*Working data*
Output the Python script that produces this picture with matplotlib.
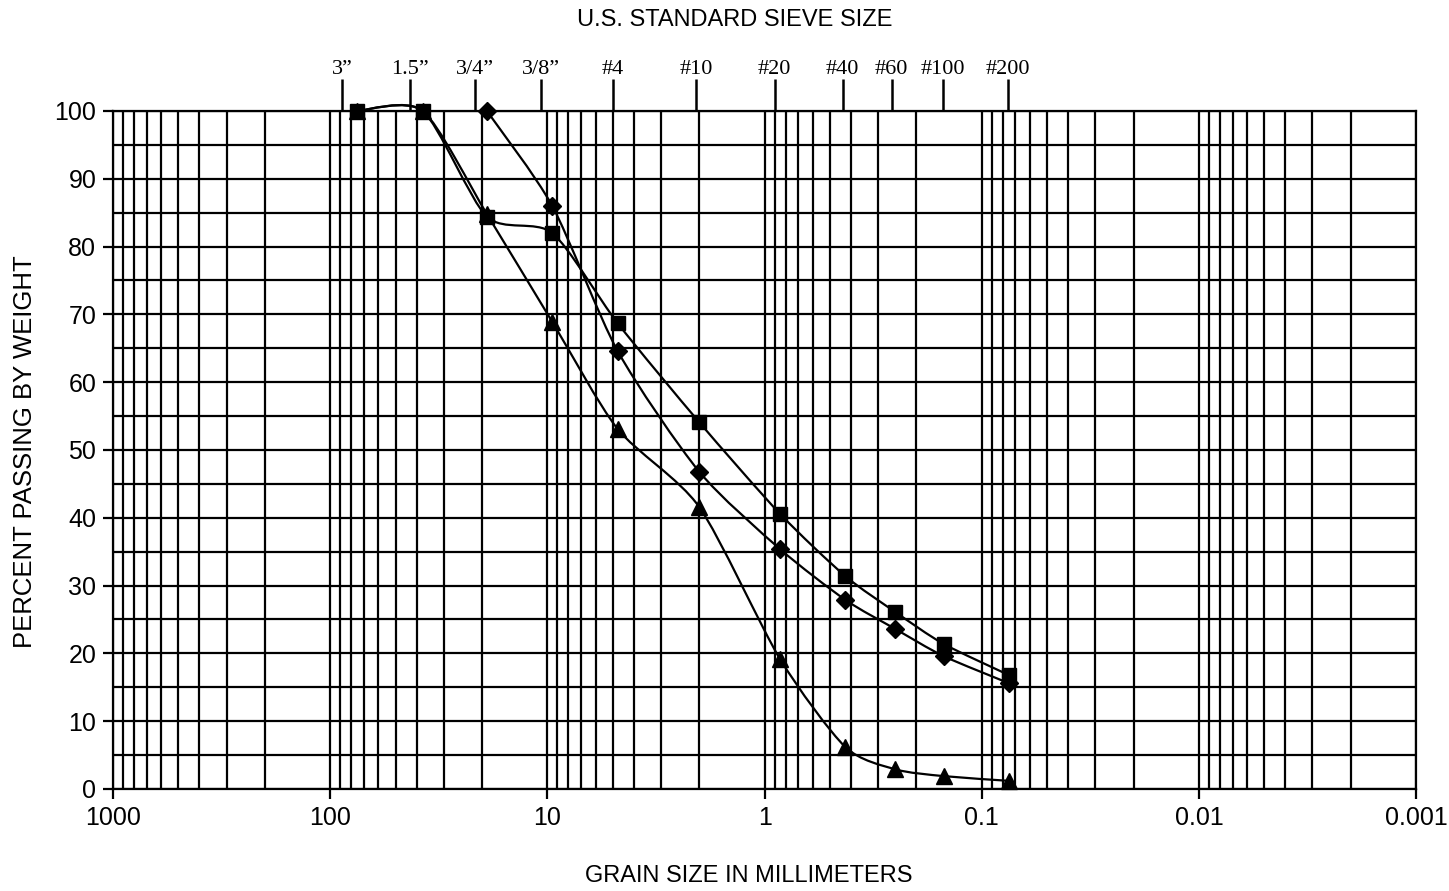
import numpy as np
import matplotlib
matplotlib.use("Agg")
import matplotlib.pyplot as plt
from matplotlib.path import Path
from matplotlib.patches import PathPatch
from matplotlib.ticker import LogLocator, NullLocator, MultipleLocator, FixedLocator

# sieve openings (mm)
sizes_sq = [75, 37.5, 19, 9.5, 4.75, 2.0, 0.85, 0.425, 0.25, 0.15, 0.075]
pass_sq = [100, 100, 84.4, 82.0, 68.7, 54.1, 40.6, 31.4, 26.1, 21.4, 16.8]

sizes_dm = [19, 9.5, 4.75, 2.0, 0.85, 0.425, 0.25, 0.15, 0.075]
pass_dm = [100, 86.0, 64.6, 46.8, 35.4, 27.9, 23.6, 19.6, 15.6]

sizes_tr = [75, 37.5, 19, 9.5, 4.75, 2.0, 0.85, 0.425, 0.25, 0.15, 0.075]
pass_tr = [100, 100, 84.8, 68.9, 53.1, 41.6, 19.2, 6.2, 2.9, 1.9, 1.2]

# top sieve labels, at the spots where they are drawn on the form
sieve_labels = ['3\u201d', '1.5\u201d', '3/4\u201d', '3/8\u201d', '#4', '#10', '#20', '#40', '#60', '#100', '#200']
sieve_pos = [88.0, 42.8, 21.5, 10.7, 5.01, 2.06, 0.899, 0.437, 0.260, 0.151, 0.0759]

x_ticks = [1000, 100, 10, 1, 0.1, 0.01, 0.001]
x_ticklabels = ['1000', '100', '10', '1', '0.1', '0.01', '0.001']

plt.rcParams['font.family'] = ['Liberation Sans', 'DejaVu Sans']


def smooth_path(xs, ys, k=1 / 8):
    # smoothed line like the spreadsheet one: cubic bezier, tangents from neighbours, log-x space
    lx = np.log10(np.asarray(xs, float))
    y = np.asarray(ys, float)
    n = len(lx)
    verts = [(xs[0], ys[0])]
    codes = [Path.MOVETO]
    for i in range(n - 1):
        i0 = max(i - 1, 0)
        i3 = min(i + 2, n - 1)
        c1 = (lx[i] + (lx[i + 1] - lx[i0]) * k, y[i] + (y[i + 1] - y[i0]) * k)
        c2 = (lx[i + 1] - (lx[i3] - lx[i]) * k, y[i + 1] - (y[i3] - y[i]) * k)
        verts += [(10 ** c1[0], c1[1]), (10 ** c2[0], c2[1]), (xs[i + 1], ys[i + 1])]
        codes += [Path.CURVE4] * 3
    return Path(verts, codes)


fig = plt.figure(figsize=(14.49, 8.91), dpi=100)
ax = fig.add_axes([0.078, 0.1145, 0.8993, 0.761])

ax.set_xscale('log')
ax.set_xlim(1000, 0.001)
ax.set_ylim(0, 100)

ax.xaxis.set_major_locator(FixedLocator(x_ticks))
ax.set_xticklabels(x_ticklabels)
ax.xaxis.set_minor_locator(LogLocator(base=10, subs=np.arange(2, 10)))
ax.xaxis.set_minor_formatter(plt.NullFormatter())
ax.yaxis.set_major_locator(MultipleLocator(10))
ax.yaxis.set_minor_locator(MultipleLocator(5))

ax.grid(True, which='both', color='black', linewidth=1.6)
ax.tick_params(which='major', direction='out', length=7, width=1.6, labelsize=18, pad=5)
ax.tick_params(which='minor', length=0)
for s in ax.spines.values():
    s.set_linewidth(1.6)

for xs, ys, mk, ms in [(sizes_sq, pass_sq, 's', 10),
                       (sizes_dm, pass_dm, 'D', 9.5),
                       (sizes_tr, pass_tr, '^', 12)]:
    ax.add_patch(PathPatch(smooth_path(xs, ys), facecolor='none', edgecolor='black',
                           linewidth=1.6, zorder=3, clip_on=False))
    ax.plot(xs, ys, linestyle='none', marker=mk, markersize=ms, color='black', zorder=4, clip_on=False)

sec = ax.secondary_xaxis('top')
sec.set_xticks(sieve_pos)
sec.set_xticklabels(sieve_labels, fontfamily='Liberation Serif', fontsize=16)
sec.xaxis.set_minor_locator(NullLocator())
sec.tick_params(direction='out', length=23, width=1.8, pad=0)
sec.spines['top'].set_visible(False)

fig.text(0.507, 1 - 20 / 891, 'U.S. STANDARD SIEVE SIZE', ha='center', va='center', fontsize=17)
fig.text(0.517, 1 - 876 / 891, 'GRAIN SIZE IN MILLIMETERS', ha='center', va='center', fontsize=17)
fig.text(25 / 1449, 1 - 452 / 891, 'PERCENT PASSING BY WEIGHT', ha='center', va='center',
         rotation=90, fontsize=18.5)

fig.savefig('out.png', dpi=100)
--
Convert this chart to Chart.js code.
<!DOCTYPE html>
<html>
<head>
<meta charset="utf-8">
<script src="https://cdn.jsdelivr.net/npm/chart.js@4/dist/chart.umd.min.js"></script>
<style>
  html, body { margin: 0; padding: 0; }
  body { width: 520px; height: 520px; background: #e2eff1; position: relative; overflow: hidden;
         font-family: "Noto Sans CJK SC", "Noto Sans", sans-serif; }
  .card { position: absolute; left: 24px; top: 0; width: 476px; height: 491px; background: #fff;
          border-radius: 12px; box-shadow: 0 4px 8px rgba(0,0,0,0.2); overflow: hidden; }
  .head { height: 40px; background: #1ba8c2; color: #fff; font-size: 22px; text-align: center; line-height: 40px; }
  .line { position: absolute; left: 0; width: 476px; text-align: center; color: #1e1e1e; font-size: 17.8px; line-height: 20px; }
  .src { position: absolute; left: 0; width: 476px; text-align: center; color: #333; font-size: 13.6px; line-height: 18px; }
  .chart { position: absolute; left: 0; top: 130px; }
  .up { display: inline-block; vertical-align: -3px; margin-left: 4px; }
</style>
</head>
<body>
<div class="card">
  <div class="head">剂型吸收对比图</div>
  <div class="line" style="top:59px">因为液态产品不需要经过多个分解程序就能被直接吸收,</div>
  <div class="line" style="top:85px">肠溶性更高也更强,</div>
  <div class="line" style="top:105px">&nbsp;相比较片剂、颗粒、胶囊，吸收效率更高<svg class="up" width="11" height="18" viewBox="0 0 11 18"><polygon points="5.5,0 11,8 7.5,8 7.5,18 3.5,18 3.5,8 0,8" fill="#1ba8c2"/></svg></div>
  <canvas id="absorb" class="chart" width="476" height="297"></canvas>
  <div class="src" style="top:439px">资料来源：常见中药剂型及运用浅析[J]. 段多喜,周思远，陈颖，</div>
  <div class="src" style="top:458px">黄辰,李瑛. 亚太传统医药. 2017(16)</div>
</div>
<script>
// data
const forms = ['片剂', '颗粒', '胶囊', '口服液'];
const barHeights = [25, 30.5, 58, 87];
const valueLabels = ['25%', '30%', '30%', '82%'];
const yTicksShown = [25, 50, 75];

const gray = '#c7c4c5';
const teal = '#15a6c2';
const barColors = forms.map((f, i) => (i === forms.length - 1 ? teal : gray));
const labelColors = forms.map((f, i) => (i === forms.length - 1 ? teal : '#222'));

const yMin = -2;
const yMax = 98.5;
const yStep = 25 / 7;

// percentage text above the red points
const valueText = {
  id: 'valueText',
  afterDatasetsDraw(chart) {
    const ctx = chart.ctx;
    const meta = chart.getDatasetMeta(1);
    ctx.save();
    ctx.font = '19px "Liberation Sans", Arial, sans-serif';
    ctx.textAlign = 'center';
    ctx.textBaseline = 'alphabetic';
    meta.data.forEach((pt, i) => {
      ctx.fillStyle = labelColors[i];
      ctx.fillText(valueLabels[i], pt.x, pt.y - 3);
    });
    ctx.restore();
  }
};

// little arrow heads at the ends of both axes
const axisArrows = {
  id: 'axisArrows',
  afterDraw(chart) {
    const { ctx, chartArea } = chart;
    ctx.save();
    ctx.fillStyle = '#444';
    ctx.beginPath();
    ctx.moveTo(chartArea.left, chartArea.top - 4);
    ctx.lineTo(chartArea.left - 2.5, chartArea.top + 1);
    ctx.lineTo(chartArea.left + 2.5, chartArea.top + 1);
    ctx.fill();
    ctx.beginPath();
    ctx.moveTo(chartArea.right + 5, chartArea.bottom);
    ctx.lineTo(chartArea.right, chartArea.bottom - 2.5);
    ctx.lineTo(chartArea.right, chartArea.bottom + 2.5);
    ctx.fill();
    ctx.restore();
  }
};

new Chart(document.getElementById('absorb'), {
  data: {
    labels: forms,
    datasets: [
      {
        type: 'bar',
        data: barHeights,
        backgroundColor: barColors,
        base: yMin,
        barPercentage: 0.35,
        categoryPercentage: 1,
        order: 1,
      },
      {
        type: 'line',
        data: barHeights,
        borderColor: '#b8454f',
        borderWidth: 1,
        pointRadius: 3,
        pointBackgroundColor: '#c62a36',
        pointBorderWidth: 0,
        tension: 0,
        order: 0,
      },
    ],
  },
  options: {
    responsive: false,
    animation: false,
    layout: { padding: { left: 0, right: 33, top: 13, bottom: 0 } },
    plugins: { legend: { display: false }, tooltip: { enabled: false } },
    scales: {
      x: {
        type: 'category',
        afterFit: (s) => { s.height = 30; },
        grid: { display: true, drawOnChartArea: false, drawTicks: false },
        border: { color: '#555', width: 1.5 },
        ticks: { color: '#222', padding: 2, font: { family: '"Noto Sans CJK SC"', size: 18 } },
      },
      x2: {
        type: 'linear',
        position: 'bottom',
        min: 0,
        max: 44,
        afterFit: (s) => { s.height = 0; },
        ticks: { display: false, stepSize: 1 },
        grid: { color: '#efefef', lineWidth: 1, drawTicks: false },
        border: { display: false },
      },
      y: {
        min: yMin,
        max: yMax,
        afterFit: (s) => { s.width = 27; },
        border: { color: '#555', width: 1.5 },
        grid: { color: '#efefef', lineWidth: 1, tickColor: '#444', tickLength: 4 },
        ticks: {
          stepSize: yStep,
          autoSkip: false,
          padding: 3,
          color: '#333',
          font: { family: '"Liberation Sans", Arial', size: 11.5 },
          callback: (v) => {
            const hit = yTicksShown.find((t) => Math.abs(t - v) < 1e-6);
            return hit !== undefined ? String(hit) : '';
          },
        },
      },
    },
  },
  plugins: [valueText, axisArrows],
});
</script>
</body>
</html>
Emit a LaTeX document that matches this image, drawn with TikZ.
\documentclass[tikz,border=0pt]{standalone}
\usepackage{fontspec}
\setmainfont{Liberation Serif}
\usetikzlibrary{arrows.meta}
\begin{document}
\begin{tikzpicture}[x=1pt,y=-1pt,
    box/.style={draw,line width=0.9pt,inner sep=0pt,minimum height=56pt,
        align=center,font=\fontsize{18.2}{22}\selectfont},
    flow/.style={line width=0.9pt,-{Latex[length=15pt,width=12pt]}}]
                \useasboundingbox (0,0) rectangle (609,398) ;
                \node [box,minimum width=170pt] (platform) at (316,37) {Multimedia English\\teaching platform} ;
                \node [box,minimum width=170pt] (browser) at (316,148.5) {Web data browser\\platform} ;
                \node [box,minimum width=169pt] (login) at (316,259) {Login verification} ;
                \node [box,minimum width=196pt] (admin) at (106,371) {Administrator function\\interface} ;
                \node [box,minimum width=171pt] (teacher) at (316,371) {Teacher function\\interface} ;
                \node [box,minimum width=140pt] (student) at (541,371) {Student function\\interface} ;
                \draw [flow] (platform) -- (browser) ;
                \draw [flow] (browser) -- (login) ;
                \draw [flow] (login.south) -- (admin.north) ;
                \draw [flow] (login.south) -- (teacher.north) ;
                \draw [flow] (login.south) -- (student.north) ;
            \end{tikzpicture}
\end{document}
==
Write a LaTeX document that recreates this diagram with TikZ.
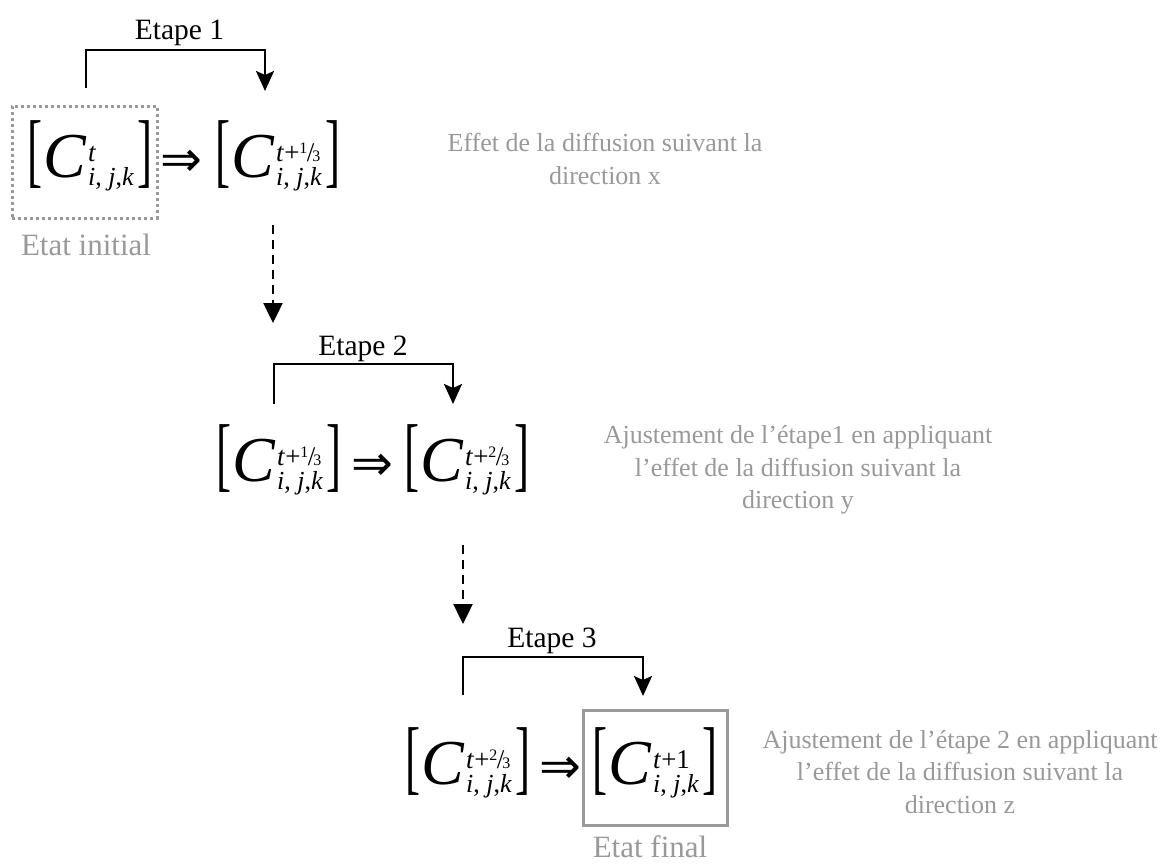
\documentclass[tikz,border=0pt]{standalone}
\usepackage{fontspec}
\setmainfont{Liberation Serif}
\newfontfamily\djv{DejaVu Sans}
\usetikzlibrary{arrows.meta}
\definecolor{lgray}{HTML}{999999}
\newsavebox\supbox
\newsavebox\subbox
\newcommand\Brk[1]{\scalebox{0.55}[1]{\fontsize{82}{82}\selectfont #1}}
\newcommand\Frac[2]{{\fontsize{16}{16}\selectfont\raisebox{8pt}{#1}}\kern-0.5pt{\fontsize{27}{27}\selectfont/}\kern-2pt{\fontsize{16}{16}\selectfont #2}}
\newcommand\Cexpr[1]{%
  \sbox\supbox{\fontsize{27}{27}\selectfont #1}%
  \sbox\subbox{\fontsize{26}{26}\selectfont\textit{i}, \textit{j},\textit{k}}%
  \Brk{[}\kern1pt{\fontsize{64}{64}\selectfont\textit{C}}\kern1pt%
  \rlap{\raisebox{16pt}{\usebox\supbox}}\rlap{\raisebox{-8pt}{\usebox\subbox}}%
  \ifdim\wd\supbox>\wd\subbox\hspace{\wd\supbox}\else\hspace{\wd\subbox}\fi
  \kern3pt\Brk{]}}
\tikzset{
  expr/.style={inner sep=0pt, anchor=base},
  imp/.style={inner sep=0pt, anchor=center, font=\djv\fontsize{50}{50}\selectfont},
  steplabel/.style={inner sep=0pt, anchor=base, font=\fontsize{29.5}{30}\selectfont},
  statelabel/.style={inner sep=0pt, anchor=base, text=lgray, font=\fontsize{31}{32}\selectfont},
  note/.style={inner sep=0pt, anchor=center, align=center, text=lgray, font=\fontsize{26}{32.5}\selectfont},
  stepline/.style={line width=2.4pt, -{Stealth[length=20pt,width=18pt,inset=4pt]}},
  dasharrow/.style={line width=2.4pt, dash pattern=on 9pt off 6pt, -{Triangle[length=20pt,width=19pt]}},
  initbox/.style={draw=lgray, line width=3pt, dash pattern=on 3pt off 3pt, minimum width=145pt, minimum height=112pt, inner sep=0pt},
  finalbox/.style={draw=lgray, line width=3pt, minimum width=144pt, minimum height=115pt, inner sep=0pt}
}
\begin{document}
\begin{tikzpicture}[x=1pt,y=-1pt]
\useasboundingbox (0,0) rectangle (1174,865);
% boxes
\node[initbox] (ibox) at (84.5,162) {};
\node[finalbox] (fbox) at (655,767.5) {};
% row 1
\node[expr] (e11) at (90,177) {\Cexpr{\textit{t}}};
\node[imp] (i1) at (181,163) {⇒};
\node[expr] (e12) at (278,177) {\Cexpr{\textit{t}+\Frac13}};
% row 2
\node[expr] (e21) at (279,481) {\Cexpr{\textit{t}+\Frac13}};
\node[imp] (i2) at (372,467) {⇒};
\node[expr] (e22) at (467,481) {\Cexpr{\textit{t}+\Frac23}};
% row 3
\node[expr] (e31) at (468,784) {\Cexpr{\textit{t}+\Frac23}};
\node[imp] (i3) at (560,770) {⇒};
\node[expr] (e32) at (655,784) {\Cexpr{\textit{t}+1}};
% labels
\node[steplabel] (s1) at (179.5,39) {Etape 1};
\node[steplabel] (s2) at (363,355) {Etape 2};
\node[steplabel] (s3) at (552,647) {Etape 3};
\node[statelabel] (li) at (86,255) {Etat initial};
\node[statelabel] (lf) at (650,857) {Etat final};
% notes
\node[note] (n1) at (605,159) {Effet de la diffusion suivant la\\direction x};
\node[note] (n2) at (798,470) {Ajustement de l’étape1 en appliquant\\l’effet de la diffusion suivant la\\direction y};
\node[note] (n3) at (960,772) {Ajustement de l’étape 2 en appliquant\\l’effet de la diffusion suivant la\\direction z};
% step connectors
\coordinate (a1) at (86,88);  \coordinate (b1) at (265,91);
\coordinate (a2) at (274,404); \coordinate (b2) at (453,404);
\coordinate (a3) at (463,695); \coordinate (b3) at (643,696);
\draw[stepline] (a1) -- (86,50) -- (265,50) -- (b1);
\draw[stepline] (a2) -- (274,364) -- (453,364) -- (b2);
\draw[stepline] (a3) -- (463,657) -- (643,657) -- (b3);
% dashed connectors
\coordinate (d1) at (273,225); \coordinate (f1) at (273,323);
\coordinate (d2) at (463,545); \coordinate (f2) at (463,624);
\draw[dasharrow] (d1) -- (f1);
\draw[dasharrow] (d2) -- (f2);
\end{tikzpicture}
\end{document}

*Task details*
Pictures excluded, give again exactly and only the lines of the material above from the line with "Output the Python" through the line with "2.9, 1.9, 1.2]".

*Solution to this problem*
Output the Python script that produces this picture with matplotlib.
import numpy as np
import matplotlib
matplotlib.use("Agg")
import matplotlib.pyplot as plt
from matplotlib.path import Path
from matplotlib.patches import PathPatch
from matplotlib.ticker import LogLocator, NullLocator, MultipleLocator, FixedLocator

# sieve openings (mm)
sizes_sq = [75, 37.5, 19, 9.5, 4.75, 2.0, 0.85, 0.425, 0.25, 0.15, 0.075]
pass_sq = [100, 100, 84.4, 82.0, 68.7, 54.1, 40.6, 31.4, 26.1, 21.4, 16.8]

sizes_dm = [19, 9.5, 4.75, 2.0, 0.85, 0.425, 0.25, 0.15, 0.075]
pass_dm = [100, 86.0, 64.6, 46.8, 35.4, 27.9, 23.6, 19.6, 15.6]

sizes_tr = [75, 37.5, 19, 9.5, 4.75, 2.0, 0.85, 0.425, 0.25, 0.15, 0.075]
pass_tr = [100, 100, 84.8, 68.9, 53.1, 41.6, 19.2, 6.2, 2.9, 1.9, 1.2]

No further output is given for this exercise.